— START DATA —

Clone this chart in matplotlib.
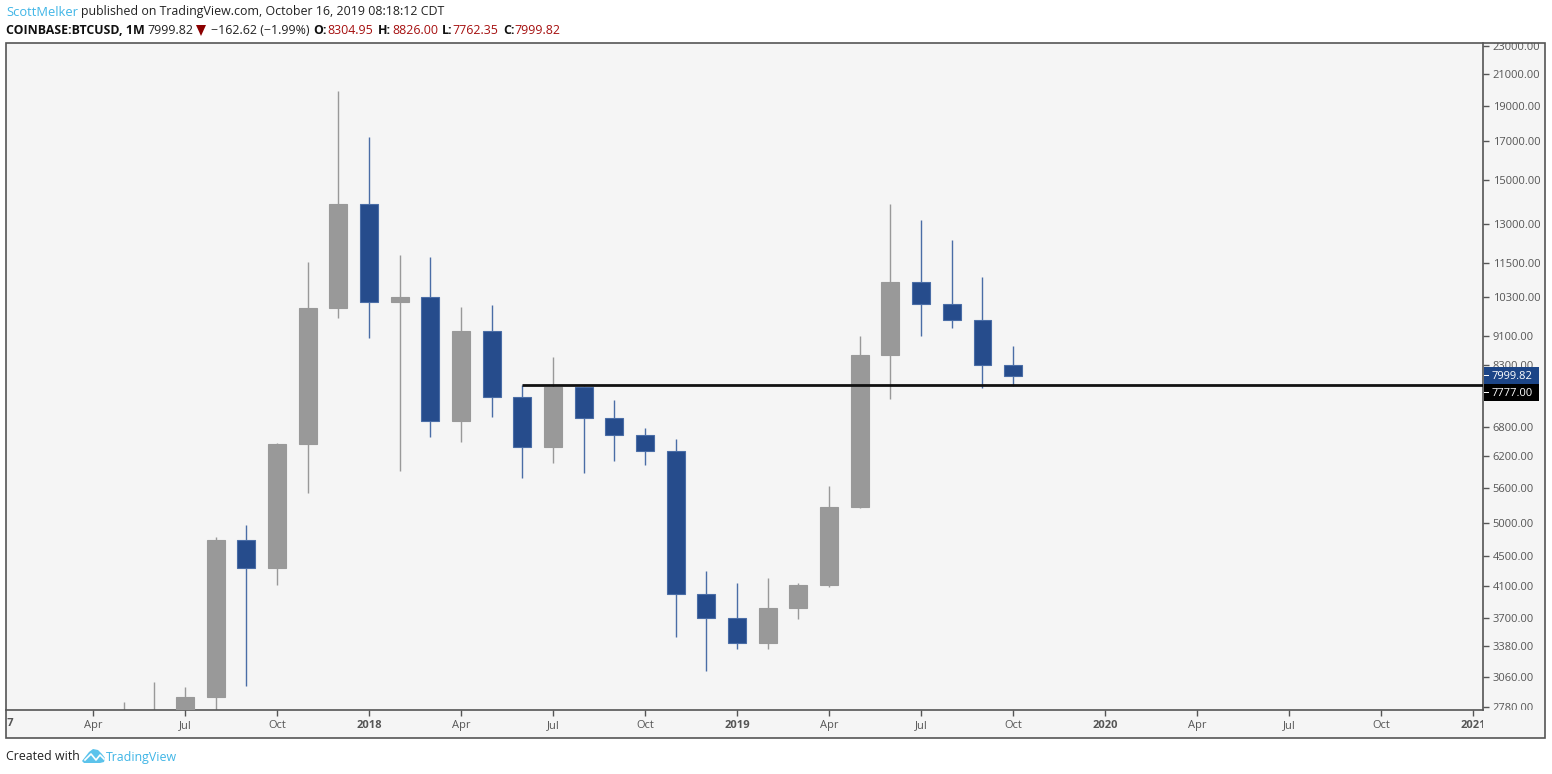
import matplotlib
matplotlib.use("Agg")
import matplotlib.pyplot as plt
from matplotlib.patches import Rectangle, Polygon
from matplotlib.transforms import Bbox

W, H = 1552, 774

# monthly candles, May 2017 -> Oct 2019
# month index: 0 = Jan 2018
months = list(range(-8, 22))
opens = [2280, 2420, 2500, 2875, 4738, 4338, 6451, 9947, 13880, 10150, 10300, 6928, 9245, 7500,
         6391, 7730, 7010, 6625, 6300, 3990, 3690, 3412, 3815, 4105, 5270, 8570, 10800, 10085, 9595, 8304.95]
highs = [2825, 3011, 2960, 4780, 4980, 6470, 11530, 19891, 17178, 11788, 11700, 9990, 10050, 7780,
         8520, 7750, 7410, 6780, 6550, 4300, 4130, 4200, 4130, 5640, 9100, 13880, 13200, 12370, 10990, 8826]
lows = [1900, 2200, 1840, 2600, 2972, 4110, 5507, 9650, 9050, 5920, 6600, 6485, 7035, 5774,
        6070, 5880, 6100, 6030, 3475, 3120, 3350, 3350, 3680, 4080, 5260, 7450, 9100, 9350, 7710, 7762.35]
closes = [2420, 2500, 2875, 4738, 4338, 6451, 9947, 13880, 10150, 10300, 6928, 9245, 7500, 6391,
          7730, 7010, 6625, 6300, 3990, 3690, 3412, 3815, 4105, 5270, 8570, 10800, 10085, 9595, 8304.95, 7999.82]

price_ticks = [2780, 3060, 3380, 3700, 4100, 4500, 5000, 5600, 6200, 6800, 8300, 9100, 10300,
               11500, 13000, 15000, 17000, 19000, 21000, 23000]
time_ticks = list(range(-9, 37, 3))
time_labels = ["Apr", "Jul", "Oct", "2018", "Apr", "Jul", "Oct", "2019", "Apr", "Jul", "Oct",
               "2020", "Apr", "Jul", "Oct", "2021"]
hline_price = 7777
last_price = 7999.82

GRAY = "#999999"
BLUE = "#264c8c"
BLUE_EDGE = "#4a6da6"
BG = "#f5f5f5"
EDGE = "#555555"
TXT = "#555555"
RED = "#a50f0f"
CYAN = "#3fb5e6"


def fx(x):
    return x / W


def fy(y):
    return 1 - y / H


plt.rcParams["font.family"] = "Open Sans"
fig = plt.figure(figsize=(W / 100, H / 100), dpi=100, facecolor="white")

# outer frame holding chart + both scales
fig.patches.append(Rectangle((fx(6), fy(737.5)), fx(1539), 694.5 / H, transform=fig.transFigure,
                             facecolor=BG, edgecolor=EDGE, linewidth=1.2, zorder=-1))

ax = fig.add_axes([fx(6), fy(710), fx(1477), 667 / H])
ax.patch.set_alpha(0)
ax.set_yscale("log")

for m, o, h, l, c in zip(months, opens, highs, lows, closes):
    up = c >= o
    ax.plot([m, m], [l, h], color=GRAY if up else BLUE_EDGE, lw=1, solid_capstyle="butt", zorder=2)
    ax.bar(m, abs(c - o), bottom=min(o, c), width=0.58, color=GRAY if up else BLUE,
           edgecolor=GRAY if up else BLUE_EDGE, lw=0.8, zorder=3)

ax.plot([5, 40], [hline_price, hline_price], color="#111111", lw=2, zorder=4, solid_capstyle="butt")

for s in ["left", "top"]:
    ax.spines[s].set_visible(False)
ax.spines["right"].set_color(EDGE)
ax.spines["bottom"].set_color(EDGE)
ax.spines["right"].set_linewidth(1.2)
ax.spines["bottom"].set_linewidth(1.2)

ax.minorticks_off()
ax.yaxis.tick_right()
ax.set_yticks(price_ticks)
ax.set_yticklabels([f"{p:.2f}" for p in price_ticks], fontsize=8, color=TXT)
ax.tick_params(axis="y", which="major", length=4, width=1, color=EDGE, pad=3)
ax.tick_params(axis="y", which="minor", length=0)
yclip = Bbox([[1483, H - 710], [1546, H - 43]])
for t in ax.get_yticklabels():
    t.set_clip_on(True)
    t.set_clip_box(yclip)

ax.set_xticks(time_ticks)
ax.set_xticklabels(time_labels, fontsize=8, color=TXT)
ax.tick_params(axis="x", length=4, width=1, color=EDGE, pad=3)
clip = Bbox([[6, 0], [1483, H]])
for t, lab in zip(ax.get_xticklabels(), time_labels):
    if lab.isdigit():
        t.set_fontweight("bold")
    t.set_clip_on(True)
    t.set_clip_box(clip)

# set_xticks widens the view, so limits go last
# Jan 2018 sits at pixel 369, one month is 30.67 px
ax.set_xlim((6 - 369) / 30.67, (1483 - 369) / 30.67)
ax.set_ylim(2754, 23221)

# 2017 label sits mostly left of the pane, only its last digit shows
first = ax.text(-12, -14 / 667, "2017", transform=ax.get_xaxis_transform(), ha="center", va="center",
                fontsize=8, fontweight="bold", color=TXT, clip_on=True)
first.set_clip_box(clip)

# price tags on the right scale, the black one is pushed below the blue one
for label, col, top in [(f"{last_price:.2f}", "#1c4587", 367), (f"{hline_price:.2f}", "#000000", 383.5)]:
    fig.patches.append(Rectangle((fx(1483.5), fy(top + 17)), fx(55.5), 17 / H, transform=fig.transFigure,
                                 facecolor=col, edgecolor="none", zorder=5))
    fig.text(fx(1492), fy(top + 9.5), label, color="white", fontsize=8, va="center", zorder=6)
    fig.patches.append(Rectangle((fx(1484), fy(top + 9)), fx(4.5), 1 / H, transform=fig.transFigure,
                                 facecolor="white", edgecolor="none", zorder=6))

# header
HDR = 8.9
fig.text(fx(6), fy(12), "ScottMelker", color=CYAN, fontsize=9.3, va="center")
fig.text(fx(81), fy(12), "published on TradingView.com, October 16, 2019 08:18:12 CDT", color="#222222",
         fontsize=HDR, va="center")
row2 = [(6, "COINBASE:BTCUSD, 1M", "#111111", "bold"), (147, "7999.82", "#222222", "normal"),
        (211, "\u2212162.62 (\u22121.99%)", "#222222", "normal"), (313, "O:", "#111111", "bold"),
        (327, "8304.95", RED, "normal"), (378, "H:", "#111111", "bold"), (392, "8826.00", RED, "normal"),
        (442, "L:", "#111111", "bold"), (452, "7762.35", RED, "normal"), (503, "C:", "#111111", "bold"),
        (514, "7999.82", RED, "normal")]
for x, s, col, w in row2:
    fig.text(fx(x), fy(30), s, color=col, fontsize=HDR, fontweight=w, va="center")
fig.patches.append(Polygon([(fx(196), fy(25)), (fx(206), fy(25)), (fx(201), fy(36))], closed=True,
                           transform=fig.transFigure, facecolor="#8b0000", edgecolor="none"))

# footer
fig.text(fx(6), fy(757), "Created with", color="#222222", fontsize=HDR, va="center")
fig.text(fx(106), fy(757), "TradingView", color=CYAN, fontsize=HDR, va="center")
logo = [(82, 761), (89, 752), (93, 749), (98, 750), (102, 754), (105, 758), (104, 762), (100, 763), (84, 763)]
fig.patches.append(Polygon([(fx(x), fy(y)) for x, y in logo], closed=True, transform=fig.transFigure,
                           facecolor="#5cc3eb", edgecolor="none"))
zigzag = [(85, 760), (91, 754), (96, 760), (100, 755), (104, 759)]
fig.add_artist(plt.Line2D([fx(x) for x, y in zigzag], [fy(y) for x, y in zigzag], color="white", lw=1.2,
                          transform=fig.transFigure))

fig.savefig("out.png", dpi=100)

— END DATA —

Pick out each line containing "matplotlib" and report it.

Clone this chart in matplotlib.
import matplotlib
matplotlib.use("Agg")
import matplotlib.pyplot as plt
from matplotlib.patches import Rectangle, Polygon
from matplotlib.transforms import Bbox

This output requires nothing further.